Approaching the Hospice Conversation: Best Practices for Physicians
For a physician, having the hospice conversation with a patient can be viewed as a difficult proposition. However, when approached with perspective and preparation, a discussion about hospice can be easier to manage for all involved.
The best approach is to discuss the hospice option as early in the disease process as possible. “Physicians tend to wait too long to have this important talk,” says Aliya Ali, M.D., Medical Director for Crossroads Hospice in Philadelphia. She recommends introducing the concept of hospice up front — at the time of the initial diagnosis if possible — and then working it into the patient’s treatment plan. “If you can help it, don’t wait until the patient and the family are in a crisis situation,” she advises. Explaining that hospice is a change in the focus of care — moving away from restorative care to a comfort-directed path, not giving up on care — is the place to start. Then don’t stop there. “Weave the concept of hospice throughout the disease journey,” suggests Dr. Ali. Talking about hospice candidly and often helps make the idea easier to understand and digest, and ultimately enables the patient to make an informed choice.
Hospice Does Not Signify Failure
A physician’s hesitancy to discuss hospice often stems from how it is viewed by the medical community. Physicians have been trained to cure illness and improve health. To shift the goal of improving physical health to enhancing a person’s overall quality of life may be philosophically difficult to accept. Physicians sometimes feel that even discussing hospice signifies failure on their part.
“Physicians should step back and focus on the patient as a whole — not just on the disease process,” explains Dr. Ali. “In dealing with a terminal illness, end of life is not about the success or failure of the physician. End of life is about the failure of the body. Hospice, therefore, is not about giving up hope, rather creating hope-filled experiences for the patient at the end of life’s journey.”
Dr. Ali also advises physicians to offer a variety of recommendations, including hospice care, in an effort to help families make the best choices. “Don’t be afraid to discuss all the options, but be careful to avoid ‘because we can, we should’ thinking,” she says. “Rely on your expertise and be confident in making recommendations, including hospice. This can go a long way in helping patients and families feel less overwhelmed and anxious.”

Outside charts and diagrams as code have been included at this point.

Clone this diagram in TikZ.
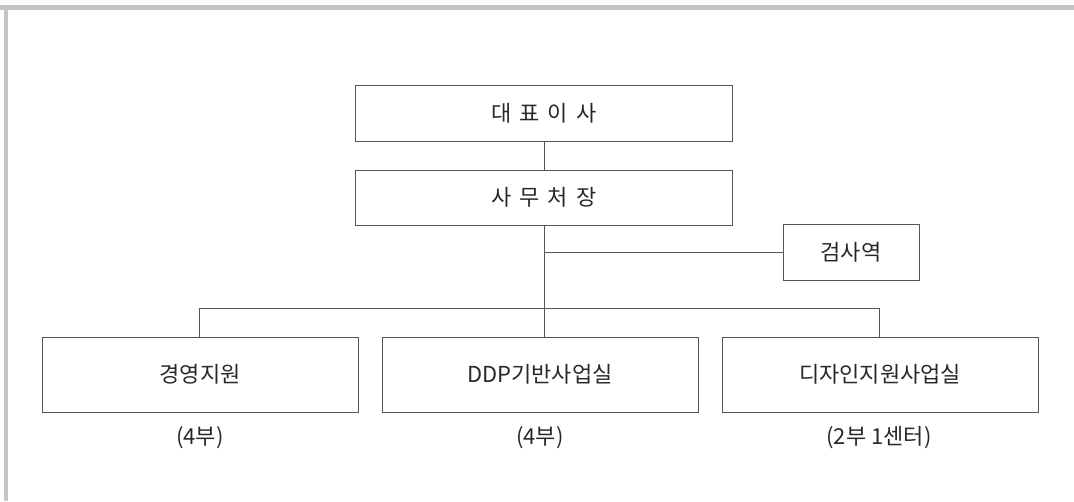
\documentclass[tikz,border=0pt]{standalone}
\usepackage{fontspec}
\setmainfont{Noto Sans CJK KR}
\definecolor{linec}{RGB}{85,85,85}
\definecolor{framec}{RGB}{196,196,200}
\definecolor{textc}{RGB}{40,40,40}
\begin{document}
\begin{tikzpicture}[x=1pt,y=-1pt,
  orgbox/.style={draw=linec,line width=1pt,rectangle,inner sep=0pt,text=textc,font=\fontsize{22}{26}\selectfont},
  conn/.style={draw=linec,line width=1pt},
  note/.style={text=textc,inner sep=0pt,font=\fontsize{22}{26}\selectfont}]
\useasboundingbox (0,0) rectangle (1074,501);
\fill[framec] (0,5) rectangle (1074,9.5);
\fill[framec] (3.5,5) rectangle (8,501);
\node[orgbox,minimum width=377pt,minimum height=56pt] (ceo) at (544,113) {대\hspace{8pt}표\hspace{8pt}이\hspace{8pt}사};
\node[orgbox,minimum width=377pt,minimum height=55pt] (sec) at (544,197.5) {사\hspace{8pt}무\hspace{8pt}처\hspace{8pt}장};
\node[orgbox,minimum width=136pt,minimum height=56pt] (aud) at (851,252.5) {검사역};
\node[orgbox,minimum width=316pt,minimum height=75pt] (d1) at (200,374.5) {경영지원};
\node[orgbox,minimum width=316pt,minimum height=75pt] (d2) at (540,374.5) {DDP기반사업실};
\node[orgbox,minimum width=316pt,minimum height=75pt] (d3) at (880,374.5) {디자인지원사업실};
\node[note] (n1) at (200,438) {(4부)};
\node[note] (n2) at (540,438) {(4부)};
\node[note] (n3) at (879,438) {(2부 1센터)};
\coordinate (audj) at (544,252.5);
\coordinate (busc) at (544,308);
\coordinate (busl) at (199,308);
\coordinate (busr) at (879,308);
\draw[conn] (ceo) -- (sec);
\draw[conn] (sec) -- (busc);
\draw[conn] (audj) -- (aud);
\draw[conn] (d1.north -| busl) -- (busl) -- (busr) -- (d3.north -| busr);
\draw[conn] (busc) -- (d2.north -| busc);
\end{tikzpicture}
\end{document}
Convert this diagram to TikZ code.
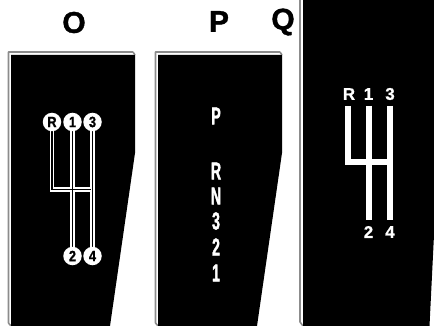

Dispel the Myths to Create Effective Dialogue
Myths are common in hospice, for both patients and physicians. Breaking through the myths helps ensure each conversation about hospice is accurate and productive.
Myth: Hospice is only appropriate for the last few days of a terminal illness.
Truth: Hospice’s goals are symptom management and quality of life. If a patient’s health status is in continual decline, he or she likely qualifies for hospice care sooner.
Myth: A patient cannot leave hospice.
Truth: Patients don’t always continually decline. Sometimes health will improve. Hospice is based on ongoing evaluation. Patients can come off or go on hospice as needed.
Myth: If on hospice, a patient cannot receive any treatment.
Truth: Hospice is not based on a “no treatment” philosophy, rather a shift in treatment goals. If a patient is on hospice for cardiac problems and then breaks a bone, that injury can be treated without coming off hospice.
Myth: All medications stop and morphine is administered.
Truth: Medications that are necessary to preserve quality of life are continued. A multi-disciplinary team ensures medications are continually evaluated and discussed.
Myth: Patients die sooner on hospice.
Truth: According to the National Hospice and Palliative Care Organization, hospice care patients can live 29 days longer than non-hospice patients, with a better quality of life.
Get Comfortable with the “H Word”
Physicians have numerous places to turn for information about hospice, including books and professional sources such as the American Academy of Hospice and Palliative Medicine. But perhaps the best advice is to contact a colleague who is a hospice physician. “Physicians tend to have scripts in our heads for speaking to patients about specific subjects,” says Dr. Ali. (See our “physician to physician” video on talking about hospice with patients: http://tinyurl.com/lzhhxw9.) “Many of us though aren’t as well versed in scripting for a hospice conversation as we could be.” To bone up, she suggests talking to a colleague to get familiar with key phrases to help facilitate meaningful conversations with patients. Additionally, timing and location are important considerations. Some best practices for having the initial conversation:
Allow plenty of time. Meet in a quiet room free of distractions.
Always be seated.
Ask the person to tell you in his or her own words what is going on with his or her health. Then explain what you know, giving time for that information to be digested. Follow this with a prognosis and review of options, including hospice. Be open and truthful.
If a patient is unable to participate in the conversation but family members are, ask: “What would the patient say?” Bringing the patient into the conversation metaphorically helps remove the burden of making all the major decisions from the family which can bring tremendous relief. Hospice is a valuable service to the terminally ill. Physicians can, and should, play an important role in a patient’s end-of-life journey. Understanding the role and value of hospice — and having the conversation early and often — enables physicians to offer patients and their loved ones the gift of choice and quality of life.